Microsoft [MSFT] has submitted a bid for the Pentagon’s massive cloud computing project, the $10 billion Joint Enterprise Defense Infrastructure, the company said on Oct 26.

Brad Smith, president of Microsoft, made the announcement in a blog post defending the company’s decision to work with the Pentagon amid growing concern from big tech employees regarding military use of their products, and while industry and Congress continue to scrutinize JEDI’s single award contract structure.pentagon_defensewatch

“Recently Microsoft bid on an important defense project. It’s the DoD’s Joint Enterprise Defense Infrastructure cloud project – or ‘JEDI’ – which will re-engineer the Defense Department’s end-to-end IT infrastructure, from the Pentagon to field-level support of the country’s servicemen and women. The contract has not been awarded but it’s an example of the kind of work we are committed to doing,” Smith wrote in his post.

Smith addressed pressure from employees to not bid JEDI due to concerns regarding the project’s potential use of Microsoft technology to apply artificial intelligence for warfighting applications.

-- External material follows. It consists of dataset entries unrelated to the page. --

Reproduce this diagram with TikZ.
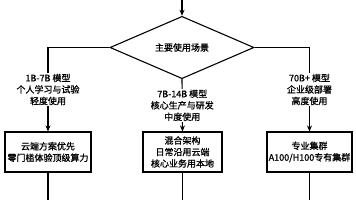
\documentclass[tikz,border=0pt]{standalone}
\usepackage{fontspec}
\newfontfamily\cjk[FakeBold=1]{Noto Sans CJK SC}
\usetikzlibrary{arrows.meta, shapes.geometric, positioning}

\begin{document}
\begin{tikzpicture}[
    x=1pt, y=-1pt,
    % Defining global styles for our nodes
    every node/.style={
        font=\cjk\fontsize{9}{11.5}\selectfont,
        align=center
    },
    decision/.style={
        diamond,
        draw=black,
        line width=1.1pt,
        minimum width=144pt,
        minimum height=51pt,
        inner sep=0pt
    },
    block/.style={
        rectangle,
        draw=black,
        line width=1.1pt,
        minimum height=40pt,
        inner sep=1pt
    },
    tag/.style={
        fill=white,
        inner sep=1pt
    },
    % Defining style for our edges
    edge style/.style={
        draw=black,
        line width=1.1pt
    },
    arrow/.style={
        edge style,
        -{Stealth[length=6pt,width=5pt]}
    }
]
    \useasboundingbox (0,0) rectangle (356,200);

    % Decision and the three outcomes
    \node[decision] (scene) at (182,47.5) {主要使用场景};
    \node[block, minimum width=86pt] (cloud) at (48,152) {云端方案优先\\零门槛体验顶级算力};
    \node[block, minimum width=79pt] (hybrid) at (182.5,152) {混合架构\\日常沿用云端\\核心业务用本地};
    \node[block, minimum width=85pt] (cluster) at (309.5,152) {专业集群\\A100/H100专有集群};

    % Loose ends of the connectors
    \coordinate (top) at (182,0);
    \coordinate (end1) at (48,200);
    \coordinate (end2) at (182.5,200);
    \coordinate (end3) at (309.5,200);

    \begin{scope}[edge style]
        \draw[arrow] (top) -- (scene.north);
        \draw[arrow] (scene.west) -| node[tag, pos=0.75] (small) {1B-7B 模型\\个人学习与试验\\轻度使用} (cloud.north);
        \draw[arrow] (scene.south) -- node[tag] (medium) {7B-14B 模型\\核心生产与研发\\中度使用} (hybrid.north);
        \draw[arrow] (scene.east) -| node[tag, pos=0.75] (large) {70B+ 模型\\企业级部署\\高度使用} (cluster.north);

        \draw (cloud) -- (end1);
        \draw (hybrid) -- (end2);
        \draw (cluster) -- (end3);
    \end{scope}

\end{tikzpicture}
\end{document}
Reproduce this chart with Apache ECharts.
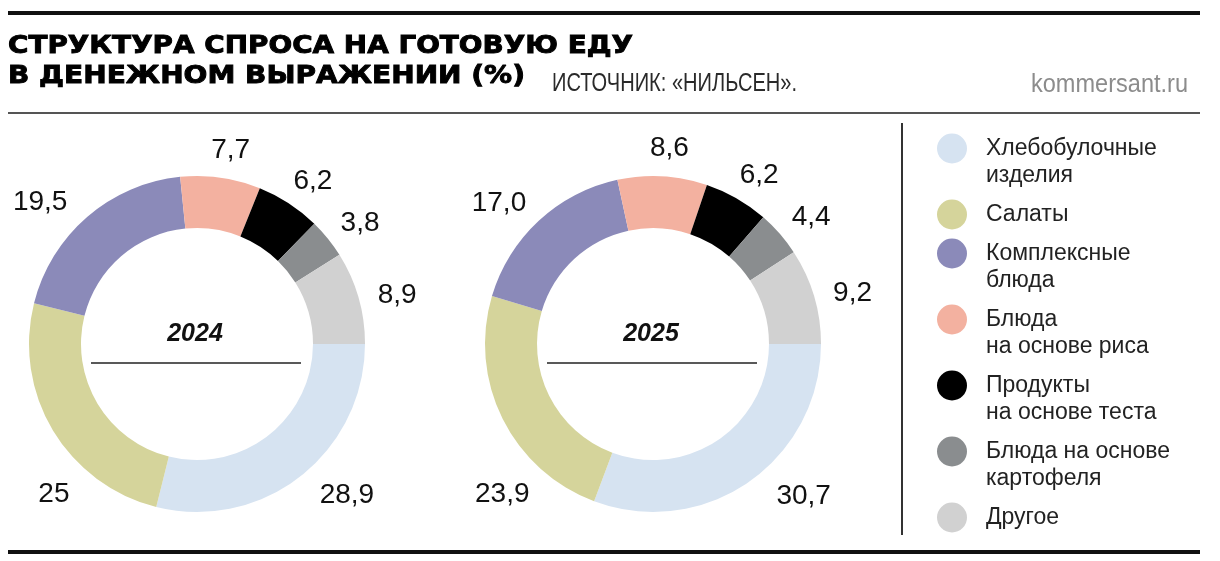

“We appreciate the important new ethical and policy issues that artificial intelligence is creating for weapons and warfare. We want to use our knowledge and voice as a corporate citizen to address these in a responsible way through the country’s civic and democratic processes,” Smith said.

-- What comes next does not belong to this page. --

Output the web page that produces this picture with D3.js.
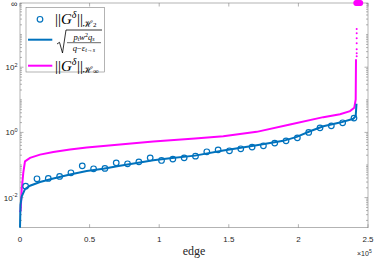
<!DOCTYPE html>
<html>
<head>
<meta charset="utf-8">
<script src="https://cdn.jsdelivr.net/npm/d3@7"></script>
<style>
  body { margin: 0; background: #fff; }
  svg { display: block; }
</style>
</head>
<body>
<script>
// tick positions / labels
const xTicks = [0, 50000, 100000, 150000, 200000, 250000]
const xTickLabels = ['0', '0.5', '1', '1.5', '2', '2.5']
const yLabelTicks = [1e-2, 1e0, 1e2]
const yLabelExp = ['-2', '0', '2']

// sqrt(p_t w^2 q_s / (q - eps)) bound
const boundEdge = [0, 360, 1220, 3590, 7180, 14370, 23920, 35920, 47920, 59840, 71840, 83840,
  95760, 107760, 125720, 146050, 170040, 189150, 198780, 208330, 217890, 229890, 239440, 241160, 241740]
const boundVal = [0.0012, 0.006, 0.0108, 0.0183, 0.0231, 0.0301, 0.0388, 0.0515, 0.0656, 0.0773, 0.0955, 0.1156,
  0.139, 0.160, 0.194, 0.277, 0.403, 0.551, 0.731, 1.086, 1.549, 2.00, 2.62, 3.15, 7.59]

// H-infinity norm curve
const hinfEdge = [0, 500, 1220, 2370, 3590, 7180, 14370, 23920, 35920, 47920, 71840, 95760,
  125720, 146050, 170040, 193970, 217890, 229890, 237070, 240160, 241160, 241380]
const hinfVal = [0.00355, 0.00422, 0.0174, 0.058, 0.129, 0.165, 0.208, 0.252, 0.297, 0.342, 0.424, 0.524,
  0.647, 0.762, 1.04, 1.75, 2.94, 3.63, 4.49, 5.71, 10.3, 175]
// loose points above the curve and the infinite ones
const hinfDotEdge = [241880, 241880, 241880, 241880, 241880, 241880, 241880]
const hinfDotVal = [1480, 1110, 776, 546, 355, 269, 217]
const hinfInfEdge = [241600, 242300, 243000, 243700, 244400]

// H2 norm samples (circles)
const h2Edge = d3.range(30).map(i => Math.round((i + 0.5) * 8133))
const h2Val = [0.0225, 0.0378, 0.0388, 0.0447, 0.0577, 0.0944, 0.0764, 0.0787, 0.1167, 0.109,
  0.125, 0.166, 0.138, 0.152, 0.166, 0.187, 0.254, 0.292, 0.273, 0.314,
  0.354, 0.388, 0.470, 0.552, 0.682, 1.0, 1.38, 1.59, 1.97, 2.75]

const W = 374, H = 260
const box = {left: 20, right: 368, top: 3, bottom: 227.7}
const blue = '#0072BD', magenta = '#FF00FF', axisCol = '#808080', txtCol = '#262626'
const yMin = Math.pow(10, -2.923), yMax = Math.pow(10, 3.97)

const svg = d3.select('body').append('svg')
  .attr('width', W).attr('height', H)

const x = d3.scaleLinear().domain([0, 250000]).range([box.left, box.right])
const y = d3.scaleLog().domain([yMin, yMax]).range([box.bottom, box.top])

// minor log ticks
const minor = []
for (let e = -3; e <= 3; e++) {
  for (let k = 1; k <= 9; k++) {
    const v = k * Math.pow(10, e)
    if (v > yMin && v < yMax && !yLabelTicks.includes(v)) minor.push(v)
  }
}

const axes = svg.append('g').attr('stroke', axisCol).attr('stroke-width', 0.6)
// frame
axes.append('rect')
  .attr('x', box.left).attr('y', box.top)
  .attr('width', box.right - box.left).attr('height', box.bottom - box.top)
  .attr('fill', 'none')

// x ticks (inward, bottom and top)
axes.selectAll('line.xt').data(xTicks).enter().append('line')
  .attr('x1', d => x(d)).attr('x2', d => x(d))
  .attr('y1', box.bottom).attr('y2', box.bottom - 3.5)
axes.selectAll('line.xtt').data(xTicks).enter().append('line')
  .attr('x1', d => x(d)).attr('x2', d => x(d))
  .attr('y1', box.top).attr('y2', box.top + 3.5)

// y ticks both sides
axes.selectAll('line.ym').data(yLabelTicks).enter().append('line')
  .attr('x1', box.left).attr('x2', box.left + 3.5)
  .attr('y1', d => y(d)).attr('y2', d => y(d))
axes.selectAll('line.ymr').data(yLabelTicks).enter().append('line')
  .attr('x1', box.right).attr('x2', box.right - 3.5)
  .attr('y1', d => y(d)).attr('y2', d => y(d))
axes.selectAll('line.yn').data(minor).enter().append('line')
  .attr('x1', box.left).attr('x2', box.left + 2)
  .attr('y1', d => y(d)).attr('y2', d => y(d))
axes.selectAll('line.ynr').data(minor).enter().append('line')
  .attr('x1', box.right).attr('x2', box.right - 2)
  .attr('y1', d => y(d)).attr('y2', d => y(d))

// tick labels
const lab = svg.append('g')
  .attr('font-family', 'Liberation Sans, Arial, sans-serif')
  .attr('fill', txtCol)

lab.selectAll('text.xl').data(xTicks).enter().append('text')
  .attr('x', d => x(d)).attr('y', 241.5)
  .attr('text-anchor', 'middle').attr('font-size', 8)
  .text((d, i) => xTickLabels[i])

yLabelTicks.forEach((v, i) => {
  const t = lab.append('text')
    .attr('x', 17.5).attr('y', y(v) + 3)
    .attr('text-anchor', 'end').attr('font-size', 8)
  t.append('tspan').text('10')
  t.append('tspan').attr('font-size', 5.5).attr('dy', -3.5).text(yLabelExp[i])
})
lab.append('text')
  .attr('x', 17.5).attr('y', y(yMax) + 3.5)
  .attr('text-anchor', 'end').attr('font-size', 9)
  .text('∞')

const mult = lab.append('text').attr('x', 357).attr('y', 256).attr('font-size', 7)
mult.append('tspan').text('×10')
mult.append('tspan').attr('font-size', 5).attr('dy', -3.5).text('5')

svg.append('text')
  .attr('x', 194).attr('y', 255)
  .attr('text-anchor', 'middle')
  .attr('font-family', 'Liberation Serif, DejaVu Serif, serif')
  .attr('font-size', 12).attr('fill', txtCol)
  .text('edge')

// curves
const line = d3.line().x(d => x(d[0])).y(d => y(d[1]))

svg.append('path')
  .datum(hinfEdge.map((e, i) => [e, hinfVal[i]]))
  .attr('d', line)
  .attr('fill', 'none').attr('stroke', magenta).attr('stroke-width', 2)

svg.selectAll('circle.hd').data(hinfDotEdge).enter().append('circle')
  .attr('cx', d => x(d)).attr('cy', (d, i) => y(hinfDotVal[i]))
  .attr('r', 1).attr('fill', magenta)

svg.selectAll('circle.hi').data(hinfInfEdge).enter().append('circle')
  .attr('cx', d => x(d)).attr('cy', y(yMax))
  .attr('r', 3).attr('fill', magenta)

svg.append('path')
  .datum(boundEdge.map((e, i) => [e, boundVal[i]]))
  .attr('d', line)
  .attr('fill', 'none').attr('stroke', blue).attr('stroke-width', 2)

svg.selectAll('circle.h2').data(h2Edge).enter().append('circle')
  .attr('cx', d => x(d)).attr('cy', (d, i) => y(h2Val[i]))
  .attr('r', 2.8)
  .attr('fill', 'none').attr('stroke', blue).attr('stroke-width', 1.2)

// legend
const lg = svg.append('g')
lg.append('rect')
  .attr('x', 26).attr('y', 7.3).attr('width', 78.3).attr('height', 64.7)
  .attr('fill', '#fff').attr('stroke', axisCol).attr('stroke-width', 0.6)

lg.append('circle').attr('cx', 40).attr('cy', 19.3).attr('r', 2.8)
  .attr('fill', 'none').attr('stroke', blue).attr('stroke-width', 1.2)
lg.append('line').attr('x1', 28).attr('x2', 52.3).attr('y1', 39.7).attr('y2', 39.7)
  .attr('stroke', blue).attr('stroke-width', 2)
lg.append('line').attr('x1', 28).attr('x2', 52.3).attr('y1', 65.7).attr('y2', 65.7)
  .attr('stroke', magenta).attr('stroke-width', 2)

const serif = 'Liberation Serif, DejaVu Serif, serif'
function normText(yBase, sub) {
  const t = lg.append('text').attr('x', 55).attr('y', yBase)
    .attr('font-family', serif).attr('font-size', 15).attr('fill', '#000')
  t.append('tspan').text('||')
  t.append('tspan').attr('font-style', 'italic').text('G')
  t.append('tspan').attr('font-style', 'italic').attr('font-size', 10).attr('dy', -6).text('δ')
  t.append('tspan').attr('dy', 6).attr('dx', 0.5).text('||')
  t.append('tspan').attr('font-family', 'DejaVu Serif, serif')
    .attr('font-size', 9).attr('dy', 2.5).text('ℋ')
  t.append('tspan').attr('font-size', sub === '∞' ? 8 : 7).attr('dy', 0.5).text(sub)
}
normText(24, '2')
normText(70.5, '∞')

// radical with fraction
lg.append('path')
  .attr('d', 'M57,44 L59.5,42.3 L62.5,53 L66,30 L102,30')
  .attr('fill', 'none').attr('stroke', '#000').attr('stroke-width', 0.8)
lg.append('line').attr('x1', 67).attr('x2', 101).attr('y1', 42.7).attr('y2', 42.7)
  .attr('stroke', '#000').attr('stroke-width', 0.6)
const num = lg.append('text').attr('x', 84).attr('y', 39.5).attr('text-anchor', 'middle')
  .attr('font-family', serif).attr('font-size', 8.5).attr('font-style', 'italic')
num.append('tspan').text('p')
num.append('tspan').attr('font-size', 6).attr('dy', 1.5).text('t')
num.append('tspan').attr('dy', -1.5).text('w')
num.append('tspan').attr('font-size', 6).attr('font-style', 'normal').attr('dy', -3).text('2')
num.append('tspan').attr('dy', 3).text('q')
num.append('tspan').attr('font-size', 6).attr('dy', 1.5).text('s')
const den = lg.append('text').attr('x', 84).attr('y', 50.5).attr('text-anchor', 'middle')
  .attr('font-family', serif).attr('font-size', 8.5).attr('font-style', 'italic')
den.append('tspan').text('q')
den.append('tspan').attr('font-style', 'normal').text('−')
den.append('tspan').text('ε')
den.append('tspan').attr('font-size', 6).attr('dy', 1.5).text('t→s')
</script>
</body>
</html>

JEDI has received persistent industry criticism for its single-award contract structure, with officials viewing the strict requirements as potentially tailoring the competition toward only the largest cloud computing companies. The program faces two ongoing protests from Oracle [ORCL] and IBM [IBM].

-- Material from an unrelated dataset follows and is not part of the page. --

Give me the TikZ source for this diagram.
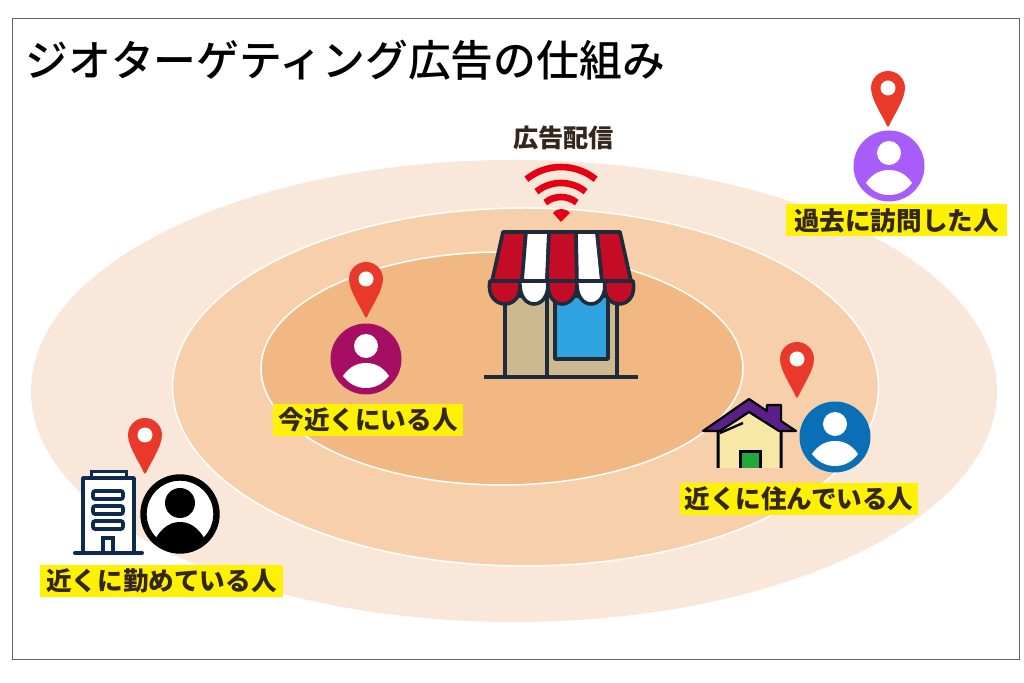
\documentclass[tikz,border=0pt]{standalone}
\usepackage{fontspec}
\usepackage{xcolor}
\setmainfont{Noto Sans CJK JP}
\newfontfamily\cjk{Noto Sans CJK JP}
\newfontfamily\cjkMid{Noto Sans CJK JP Medium}
\definecolor{ringOuter}{HTML}{F9E8D9}
\definecolor{ringMiddle}{HTML}{F8CFAB}
\definecolor{ringInner}{HTML}{F2B884}
\definecolor{pinRed}{HTML}{E8392A}
\definecolor{labelYellow}{HTML}{FFF200}
\definecolor{inkBrown}{HTML}{33261C}
\definecolor{shopInk}{HTML}{1F2A3A}
\definecolor{shopRed}{HTML}{C40C26}
\definecolor{shopWall}{HTML}{CDB990}
\definecolor{shopGlass}{HTML}{2EA3E0}
\definecolor{wifiRed}{HTML}{E60012}
\definecolor{towerInk}{HTML}{0F2A50}
\definecolor{nowColor}{HTML}{A50E62}
\definecolor{pastColor}{HTML}{A85CF9}
\definecolor{homeColor}{HTML}{0B6FB8}
\definecolor{roofColor}{HTML}{5B1F8A}
\definecolor{wallColor}{HTML}{F8E8A8}
\definecolor{doorColor}{HTML}{22A838}
\tikzstyle{myLabel}=[fill=labelYellow, text=inkBrown, font=\cjk\bfseries\fontsize{12.8}{14}\selectfont, minimum height=16pt, inner sep=0pt]
\tikzstyle{myRing}=[draw=white, line width=0.75pt]
\tikzstyle{myWifi}=[draw=wifiRed, line width=3.3pt]
\tikzstyle{myShop}=[draw=shopInk, line width=1.8pt, line join=round]
\newcommand{\pinMark}[2]{%
  \fill[pinRed, shift={(#1,#2)}] (-17,0) .. controls (-17,-9.4) and (-9.4,-17) .. (0,-17)
    .. controls (9.4,-17) and (17,-9.4) .. (17,0) .. controls (17,12) and (4,30) .. (1.5,37)
    .. controls (1,39.5) and (-1,39.5) .. (-1.5,37) .. controls (-4,30) and (-17,12) .. (-17,0) -- cycle;
  \fill[white] (#1,#2) circle (7.5);}
\newcommand{\personMark}[3]{%
  \begin{scope}[shift={(#1,#2)}]
    \fill[#3] (0,0) circle (35.5);
    \fill[white] (0,-13) circle (12);
    \fill[white] (-23,17) .. controls (-17,8) and (-9,4) .. (0,4) .. controls (9,4) and (17,8) .. (23,17)
      .. controls (17,25) and (9,29) .. (0,29) .. controls (-9,29) and (-17,25) .. (-23,17) -- cycle;
  \end{scope}}
\begin{document}
\begin{tikzpicture}[x=0.5pt, y=-0.5pt]
   \useasboundingbox (0,0) rectangle (1024,683);
   \draw[draw=black!60, fill=white, line width=0.5pt] (12,19) rectangle (1019,660);

   % Rings
   \fill[ringOuter] (514,391) ellipse [x radius=483, y radius=231];
   \filldraw[myRing, fill=ringMiddle] (525.5,387) ellipse [x radius=353, y radius=179];
   \filldraw[myRing, fill=ringInner] (502,368.5) ellipse [x radius=241, y radius=116.5];

   \node[anchor=west, font=\cjkMid\fontsize{21.4}{25}\selectfont, inner sep=0pt] (title) at (25,60) {ジオターゲティング広告の仕組み};
   \node[font=\cjk\bfseries\fontsize{12.6}{14}\selectfont, text=inkBrown, inner sep=0pt] (delivery) at (563.5,138) {広告配信};

   % Wifi
   \draw[myWifi] (561,222) ++(-129:25) arc[start angle=-129, end angle=-51, radius=25];
   \draw[myWifi] (561,222) ++(-129:39) arc[start angle=-129, end angle=-51, radius=39];
   \draw[myWifi] (561,222) ++(-129:55) arc[start angle=-129, end angle=-51, radius=55];
   \fill[wifiRed] (561,222) -- (553,213) .. controls (558,207.5) and (565,207.5) .. (570,213) -- cycle;

   % Shop
   \draw[myShop, fill=shopWall] (505,296) rectangle (617,377);
   \draw[myShop] (547,296) -- (547,377);
   \draw[myShop, fill=shopGlass] (555,296) rectangle (608,359);
   \draw[shopInk, line width=2pt] (484,377) -- (638,377);
   \draw[myShop, fill=shopRed] (503,232) -- (526,232) -- (522,281) -- (492,281) -- cycle;
   \draw[myShop, fill=white] (526,232) -- (549,232) -- (547,281) -- (522,281) -- cycle;
   \draw[myShop, fill=shopRed] (549,232) -- (576,232) -- (577,281) -- (547,281) -- cycle;
   \draw[myShop, fill=white] (576,232) -- (597,232) -- (602,281) -- (577,281) -- cycle;
   \draw[myShop, fill=shopRed] (597,232) -- (620,232) -- (631,281) -- (602,281) -- cycle;
   \draw[myShop, fill=shopRed] (490,281) .. controls (487,296) and (496,304) .. (505,304) .. controls (514,304) and (522,296) .. (520,281) -- cycle;
   \draw[myShop, fill=white] (520,281) .. controls (519,296) and (526,304) .. (534,304) .. controls (542,304) and (549,296) .. (548,281) -- cycle;
   \draw[myShop, fill=shopRed] (548,281) .. controls (547,296) and (554,304) .. (562,304) .. controls (570,304) and (578,296) .. (577,281) -- cycle;
   \draw[myShop, fill=white] (577,281) .. controls (576,296) and (583,304) .. (591,304) .. controls (599,304) and (606,296) .. (605,281) -- cycle;
   \draw[myShop, fill=shopRed] (605,281) .. controls (603,296) and (610,304) .. (619,304) .. controls (628,304) and (636,296) .. (633,281) -- cycle;

   % Near now
   \pinMark{366}{279}
   \personMark{366}{359}{nowColor}
   \node[myLabel, minimum width=95pt] (nowLabel) at (368,420) {今近くにいる人};

   % Past visit
   \pinMark{888}{88}
   \personMark{889}{166}{pastColor}
   \node[myLabel, minimum width=110.5pt] (pastLabel) at (896.5,220.5) {過去に訪問した人};

   % Home
   \pinMark{797}{359}
   \personMark{835}{437}{homeColor}
   \draw[black, line width=1.5pt, fill=wallColor] (718,468) -- (718,425) -- (749,410) -- (781,425) -- (781,468);
   \draw[black, line width=1.2pt] (720,433) -- (743,423);
   \draw[black, line width=1.5pt, fill=doorColor] (740,468) -- (740,452) -- (760,452) -- (760,468);
   \filldraw[draw=black, fill=roofColor, line width=1.1pt, line join=round] (703,431) -- (749,399) -- (767,411) -- (767,405) -- (781,405) -- (781,421) -- (796,431) -- (779,431) -- (749,412) -- (720,431) -- cycle;
   \node[myLabel, minimum width=119pt] (homeLabel) at (799,499) {近くに住んでいる人};

   % Work
   \pinMark{145}{435}
   \draw[towerInk, line width=1.5pt, fill=white] (91,478) -- (91,472) -- (126,472) -- (126,478);
   \draw[towerInk, line width=1.8pt, fill=white, line join=round] (83,553) -- (83,478) -- (134,478) -- (134,553);
   \foreach \yTop in {491,506,521} {
      \draw[towerInk, line width=1.8pt, rounded corners=1pt] (93,\yTop) rectangle (123,\yTop+8);
   }
   \draw[towerInk, line width=1.8pt] (103,553) -- (103,538) -- (113,538) -- (113,553);
   \draw[towerInk, line width=2pt, line cap=round] (75,553) -- (142,553);
   \fill[white] (180,514) circle (37);
   \begin{scope}
      \clip (180,514) circle (37);
      \fill[black] (150,550) .. controls (158,530) and (168,522) .. (180,522) .. controls (192,522) and (202,530) .. (210,550) -- (210,560) -- (150,560) -- cycle;
   \end{scope}
   \fill[black] (180,503) circle (15);
   \draw[black, line width=3.2pt] (180,514) circle (36.5);
   \node[myLabel, minimum width=121.5pt] (workLabel) at (161.5,581) {近くに勤めている人};
\end{tikzpicture}
\end{document}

Two members of the House Appropriations Committee, Reps. Steve Womack (R-Ark.) and Tom Cole (R-Okla.), recently sent a letter to the DoD inspector general calling for an investigation into the JEDI procurement effort with concerns that the competition is skewed towards a single contractor, likely Amazon [AMZN] Web Services.

Smith said the decision to bid JEDI was made this summer. Bids for the project were due on Oct. 12.